Early winter brings extreme conditions to Russia’s soccer fields
Amkar Perm's goalkeeper Alexander Selikhov during 2016/17 Season Russian Premier League’s Round 13 football match against FC CSKA Moscow at CSKA Arena Stadium. Source: Mikhail Japaridze/TASS
Russians are hardly surprised by cold weather, but even people who are prepared for the cold can get confused by how football changes from a summer to a winter sport. This year blizzards swept through most of Russia in early November, making the final month of the Russian soccer league program before the winter break a struggle for survival.
Moscow’s Spartak, the most popular team in Russia, were probably the unluckiest team in the league when they had to play an away match in Tomsk, Siberia, in conditions of minus 15 degrees Celsius (5 degrees Fahrenheit). The old athletics stadium in which the match took place is not equipped with underground heating to tackle the frost and, unfortunately, local weather forecasters failed to predict the snowfall – so the teams went out to play on a snowy pitch, where it was difficult to see the markings on the field.
CSKA's Alexei Berezutsky, left, and Amkar's Darko Bodul during the Russian Football Premier League's Round 13 match between CSKA Moscow and Amkar Perm. Source: Vladimir Fedorenko/RIA Novosti
And though Spartak and the local club Tom were able to warm up with a bit of running around, the few thousand brave souls who came out to support them had to find a way to entertain themselves in the cold.
At first the footballers started playing with a white ball, which was replaced after only a couple of minutes with a colored ball, since the original one proved quite difficult to see in the snowy conditions at the Trud stadium.
“The Tomsk climate is harsh. Frost-resistant varieties of the soccer ball only ripen to a reddish color in September, and even then not for long and not every year,” tweeted (in Russian) the Russian commentator Vasily Utkin.
Assistants remove snow during the Russian Football Premier League's Round 13 match between CSKA Moscow and Amkar Perm. Source: Vladimir Fedorenko/RIA Novosti
The foreigners who do not fear the cold
However, the Siberian winter did not prevent Spartak from winning that day. Spartak’s head coach is the Italian Massimo Carrera who, it seemed, did not notice the cold. He was seen walking around the technical area in a light coat without a hat. This was hardly news however: A week earlier in Moscow, when Spartak played their enemies CSKA, the teams had to play under similarly extreme conditions.
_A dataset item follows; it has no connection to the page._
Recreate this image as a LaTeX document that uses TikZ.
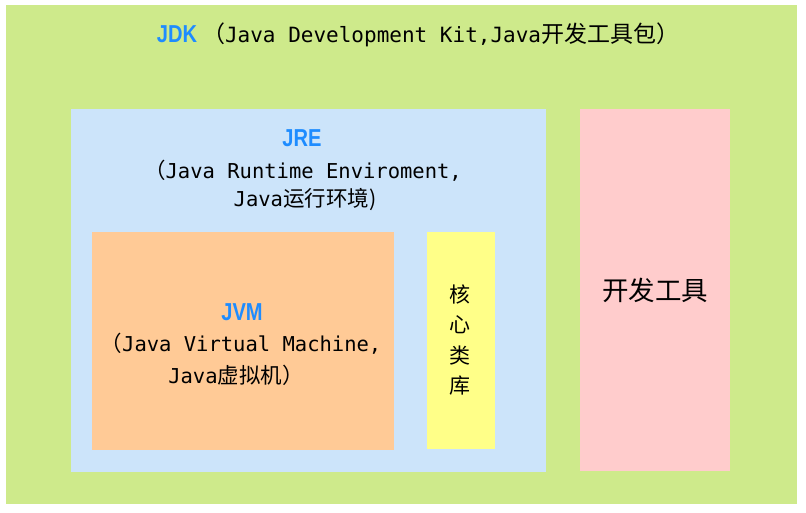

FC Spartak's coach Massimo Carrera at the Russian Premier League championship's 13th round match between FC Tom Tomsk and Spartak Moscow. Source: Alyona Kardash/RIA Novosti
In order to raise the team’s morale, Spartak’s press team sent out a video message titled “The snow cannot scare us!” At the same time, the team includes footballers from warmer climes such as Italy, Brazil and Cape Verde, who have to run through the snow right up until the beginning of December.
Source: FC Spartak Moscow/YouTube
Fans answer the call to shovel duty
In the Pacific port city of Vladivostok, where a match was being held between local team Luch-Energiya and the Krasnodar team Kuban, so much snow had fallen overnight that the match was postponed for a few hours.
The home team, in these critical conditions, asked fans to help prepare the stadium for a match. “If anyone here is able to come with their personal arsenal [to battle the snow], such as shovels and brooms, please bring them with you,” read a request to loyal fans on Luch-Energiya’s official website. In the end about 50 fans, some of who had come almost 4,500 miles to support their local team Kuban, came to help clear the field from snow.